> **YOUR OBJECTIVE**:
All of the data below should be written out exactly.

> **INFORMATION PROVIDED**:
★ ★ ★ ★ ★ ★ ★
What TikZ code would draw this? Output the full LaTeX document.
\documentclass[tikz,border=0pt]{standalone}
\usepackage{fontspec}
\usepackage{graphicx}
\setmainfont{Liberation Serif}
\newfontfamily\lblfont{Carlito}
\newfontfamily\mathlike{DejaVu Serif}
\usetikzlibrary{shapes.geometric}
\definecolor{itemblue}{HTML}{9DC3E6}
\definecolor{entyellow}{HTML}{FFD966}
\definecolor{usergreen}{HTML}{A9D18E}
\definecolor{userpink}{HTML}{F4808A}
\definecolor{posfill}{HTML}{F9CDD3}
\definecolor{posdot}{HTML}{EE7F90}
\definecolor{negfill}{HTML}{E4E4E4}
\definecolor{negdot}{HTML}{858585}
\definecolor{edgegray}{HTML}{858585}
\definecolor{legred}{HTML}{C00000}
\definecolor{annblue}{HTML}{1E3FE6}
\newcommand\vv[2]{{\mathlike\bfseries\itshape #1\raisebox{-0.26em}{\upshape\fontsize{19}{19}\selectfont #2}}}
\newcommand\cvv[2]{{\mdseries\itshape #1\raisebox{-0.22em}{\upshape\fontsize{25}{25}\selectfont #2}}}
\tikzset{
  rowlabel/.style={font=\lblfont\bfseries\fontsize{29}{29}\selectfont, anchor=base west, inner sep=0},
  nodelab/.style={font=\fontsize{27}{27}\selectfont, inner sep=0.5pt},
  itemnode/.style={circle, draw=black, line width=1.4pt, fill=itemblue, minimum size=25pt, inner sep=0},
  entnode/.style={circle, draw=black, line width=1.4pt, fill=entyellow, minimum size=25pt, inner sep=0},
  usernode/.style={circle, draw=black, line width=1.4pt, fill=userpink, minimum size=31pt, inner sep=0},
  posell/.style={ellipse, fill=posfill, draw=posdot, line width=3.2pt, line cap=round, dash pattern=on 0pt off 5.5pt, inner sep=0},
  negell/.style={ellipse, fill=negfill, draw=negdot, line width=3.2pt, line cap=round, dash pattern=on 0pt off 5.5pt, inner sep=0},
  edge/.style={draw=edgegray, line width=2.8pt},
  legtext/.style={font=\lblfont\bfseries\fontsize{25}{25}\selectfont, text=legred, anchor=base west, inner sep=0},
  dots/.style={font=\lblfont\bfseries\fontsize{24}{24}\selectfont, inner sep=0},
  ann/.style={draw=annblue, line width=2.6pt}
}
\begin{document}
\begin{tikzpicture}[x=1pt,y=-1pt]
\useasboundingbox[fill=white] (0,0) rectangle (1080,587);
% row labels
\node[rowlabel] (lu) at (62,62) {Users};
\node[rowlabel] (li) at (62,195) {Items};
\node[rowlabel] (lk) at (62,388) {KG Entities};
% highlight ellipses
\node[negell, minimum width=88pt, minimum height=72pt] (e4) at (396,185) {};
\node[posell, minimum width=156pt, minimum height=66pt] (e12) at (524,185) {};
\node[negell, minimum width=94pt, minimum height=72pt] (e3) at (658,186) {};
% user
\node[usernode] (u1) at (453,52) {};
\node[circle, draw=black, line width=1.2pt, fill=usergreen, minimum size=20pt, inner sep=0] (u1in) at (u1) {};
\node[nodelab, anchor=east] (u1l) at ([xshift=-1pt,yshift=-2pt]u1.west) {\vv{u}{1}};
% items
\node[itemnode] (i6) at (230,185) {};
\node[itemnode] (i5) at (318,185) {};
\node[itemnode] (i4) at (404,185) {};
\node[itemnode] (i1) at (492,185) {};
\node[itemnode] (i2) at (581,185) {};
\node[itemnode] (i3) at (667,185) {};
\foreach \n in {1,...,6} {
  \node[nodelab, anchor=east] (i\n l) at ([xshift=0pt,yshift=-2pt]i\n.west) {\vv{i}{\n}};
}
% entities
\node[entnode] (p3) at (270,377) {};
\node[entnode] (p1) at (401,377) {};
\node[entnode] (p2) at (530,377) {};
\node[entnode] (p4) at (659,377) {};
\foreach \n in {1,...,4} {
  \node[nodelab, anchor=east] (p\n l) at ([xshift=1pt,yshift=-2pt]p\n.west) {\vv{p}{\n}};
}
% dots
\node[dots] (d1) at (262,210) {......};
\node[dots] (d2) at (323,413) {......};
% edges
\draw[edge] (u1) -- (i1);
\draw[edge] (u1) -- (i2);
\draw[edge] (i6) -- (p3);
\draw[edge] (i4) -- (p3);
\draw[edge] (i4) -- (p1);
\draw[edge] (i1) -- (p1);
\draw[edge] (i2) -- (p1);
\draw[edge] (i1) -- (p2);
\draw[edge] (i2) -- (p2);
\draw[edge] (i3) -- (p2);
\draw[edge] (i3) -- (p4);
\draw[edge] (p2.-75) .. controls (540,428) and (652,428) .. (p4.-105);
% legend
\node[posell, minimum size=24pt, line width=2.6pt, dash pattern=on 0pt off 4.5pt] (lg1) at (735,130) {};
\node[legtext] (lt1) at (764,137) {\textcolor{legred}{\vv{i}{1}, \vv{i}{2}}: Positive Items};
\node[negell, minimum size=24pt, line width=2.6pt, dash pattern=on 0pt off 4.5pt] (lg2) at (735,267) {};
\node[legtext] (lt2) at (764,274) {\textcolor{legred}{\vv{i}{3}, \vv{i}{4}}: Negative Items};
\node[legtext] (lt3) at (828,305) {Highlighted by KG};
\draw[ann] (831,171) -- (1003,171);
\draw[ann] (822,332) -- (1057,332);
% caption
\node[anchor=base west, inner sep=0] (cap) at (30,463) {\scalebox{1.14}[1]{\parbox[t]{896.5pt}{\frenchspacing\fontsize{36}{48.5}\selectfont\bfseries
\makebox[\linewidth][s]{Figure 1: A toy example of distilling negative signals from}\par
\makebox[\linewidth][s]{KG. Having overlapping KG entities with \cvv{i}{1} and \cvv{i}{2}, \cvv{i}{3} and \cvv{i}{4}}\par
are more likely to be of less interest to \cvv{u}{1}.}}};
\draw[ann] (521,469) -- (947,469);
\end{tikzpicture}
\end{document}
★ ★ ★ ★ ★ ★ ★
> **THE REPLY**:
What TikZ code would draw this? Output the full LaTeX document.
\documentclass[tikz,border=0pt]{standalone}
\usepackage{fontspec}
\usepackage{graphicx}
\setmainfont{Liberation Serif}
\newfontfamily\lblfont{Carlito}
\newfontfamily\mathlike{DejaVu Serif}
\usetikzlibrary{shapes.geometric}
\definecolor{itemblue}{HTML}{9DC3E6}
\definecolor{entyellow}{HTML}{FFD966}
\definecolor{usergreen}{HTML}{A9D18E}
\definecolor{userpink}{HTML}{F4808A}
\definecolor{posfill}{HTML}{F9CDD3}
\definecolor{posdot}{HTML}{EE7F90}
\definecolor{negfill}{HTML}{E4E4E4}
\definecolor{negdot}{HTML}{858585}
\definecolor{edgegray}{HTML}{858585}
\definecolor{legred}{HTML}{C00000}
\definecolor{annblue}{HTML}{1E3FE6}
\newcommand\vv[2]{{\mathlike\bfseries\itshape #1\raisebox{-0.26em}{\upshape\fontsize{19}{19}\selectfont #2}}}
\newcommand\cvv[2]{{\mdseries\itshape #1\raisebox{-0.22em}{\upshape\fontsize{25}{25}\selectfont #2}}}
\tikzset{
  rowlabel/.style={font=\lblfont\bfseries\fontsize{29}{29}\selectfont, anchor=base west, inner sep=0},
  nodelab/.style={font=\fontsize{27}{27}\selectfont, inner sep=0.5pt},
  itemnode/.style={circle, draw=black, line width=1.4pt, fill=itemblue, minimum size=25pt, inner sep=0},
  entnode/.style={circle, draw=black, line width=1.4pt, fill=entyellow, minimum size=25pt, inner sep=0},
  usernode/.style={circle, draw=black, line width=1.4pt, fill=userpink, minimum size=31pt, inner sep=0},
  posell/.style={ellipse, fill=posfill, draw=posdot, line width=3.2pt, line cap=round, dash pattern=on 0pt off 5.5pt, inner sep=0},
  negell/.style={ellipse, fill=negfill, draw=negdot, line width=3.2pt, line cap=round, dash pattern=on 0pt off 5.5pt, inner sep=0},
  edge/.style={draw=edgegray, line width=2.8pt},
  legtext/.style={font=\lblfont\bfseries\fontsize{25}{25}\selectfont, text=legred, anchor=base west, inner sep=0},
  dots/.style={font=\lblfont\bfseries\fontsize{24}{24}\selectfont, inner sep=0},
  ann/.style={draw=annblue, line width=2.6pt}
}
\begin{document}
\begin{tikzpicture}[x=1pt,y=-1pt]
\useasboundingbox[fill=white] (0,0) rectangle (1080,587);
% row labels
\node[rowlabel] (lu) at (62,62) {Users};
\node[rowlabel] (li) at (62,195) {Items};
\node[rowlabel] (lk) at (62,388) {KG Entities};
% highlight ellipses
\node[negell, minimum width=88pt, minimum height=72pt] (e4) at (396,185) {};
\node[posell, minimum width=156pt, minimum height=66pt] (e12) at (524,185) {};
\node[negell, minimum width=94pt, minimum height=72pt] (e3) at (658,186) {};
% user
\node[usernode] (u1) at (453,52) {};
\node[circle, draw=black, line width=1.2pt, fill=usergreen, minimum size=20pt, inner sep=0] (u1in) at (u1) {};
\node[nodelab, anchor=east] (u1l) at ([xshift=-1pt,yshift=-2pt]u1.west) {\vv{u}{1}};
% items
\node[itemnode] (i6) at (230,185) {};
\node[itemnode] (i5) at (318,185) {};
\node[itemnode] (i4) at (404,185) {};
\node[itemnode] (i1) at (492,185) {};
\node[itemnode] (i2) at (581,185) {};
\node[itemnode] (i3) at (667,185) {};
\foreach \n in {1,...,6} {
  \node[nodelab, anchor=east] (i\n l) at ([xshift=0pt,yshift=-2pt]i\n.west) {\vv{i}{\n}};
}
% entities
\node[entnode] (p3) at (270,377) {};
\node[entnode] (p1) at (401,377) {};
\node[entnode] (p2) at (530,377) {};
\node[entnode] (p4) at (659,377) {};
\foreach \n in {1,...,4} {
  \node[nodelab, anchor=east] (p\n l) at ([xshift=1pt,yshift=-2pt]p\n.west) {\vv{p}{\n}};
}
% dots
\node[dots] (d1) at (262,210) {......};
\node[dots] (d2) at (323,413) {......};
% edges
\draw[edge] (u1) -- (i1);
\draw[edge] (u1) -- (i2);
\draw[edge] (i6) -- (p3);
\draw[edge] (i4) -- (p3);
\draw[edge] (i4) -- (p1);
\draw[edge] (i1) -- (p1);
\draw[edge] (i2) -- (p1);
\draw[edge] (i1) -- (p2);
\draw[edge] (i2) -- (p2);
\draw[edge] (i3) -- (p2);
\draw[edge] (i3) -- (p4);
\draw[edge] (p2.-75) .. controls (540,428) and (652,428) .. (p4.-105);
% legend
\node[posell, minimum size=24pt, line width=2.6pt, dash pattern=on 0pt off 4.5pt] (lg1) at (735,130) {};
\node[legtext] (lt1) at (764,137) {\textcolor{legred}{\vv{i}{1}, \vv{i}{2}}: Positive Items};
\node[negell, minimum size=24pt, line width=2.6pt, dash pattern=on 0pt off 4.5pt] (lg2) at (735,267) {};
\node[legtext] (lt2) at (764,274) {\textcolor{legred}{\vv{i}{3}, \vv{i}{4}}: Negative Items};
\node[legtext] (lt3) at (828,305) {Highlighted by KG};
\draw[ann] (831,171) -- (1003,171);
\draw[ann] (822,332) -- (1057,332);
% caption
\node[anchor=base west, inner sep=0] (cap) at (30,463) {\scalebox{1.14}[1]{\parbox[t]{896.5pt}{\frenchspacing\fontsize{36}{48.5}\selectfont\bfseries
\makebox[\linewidth][s]{Figure 1: A toy example of distilling negative signals from}\par
\makebox[\linewidth][s]{KG. Having overlapping KG entities with \cvv{i}{1} and \cvv{i}{2}, \cvv{i}{3} and \cvv{i}{4}}\par
are more likely to be of less interest to \cvv{u}{1}.}}};
\draw[ann] (521,469) -- (947,469);
\end{tikzpicture}
\end{document}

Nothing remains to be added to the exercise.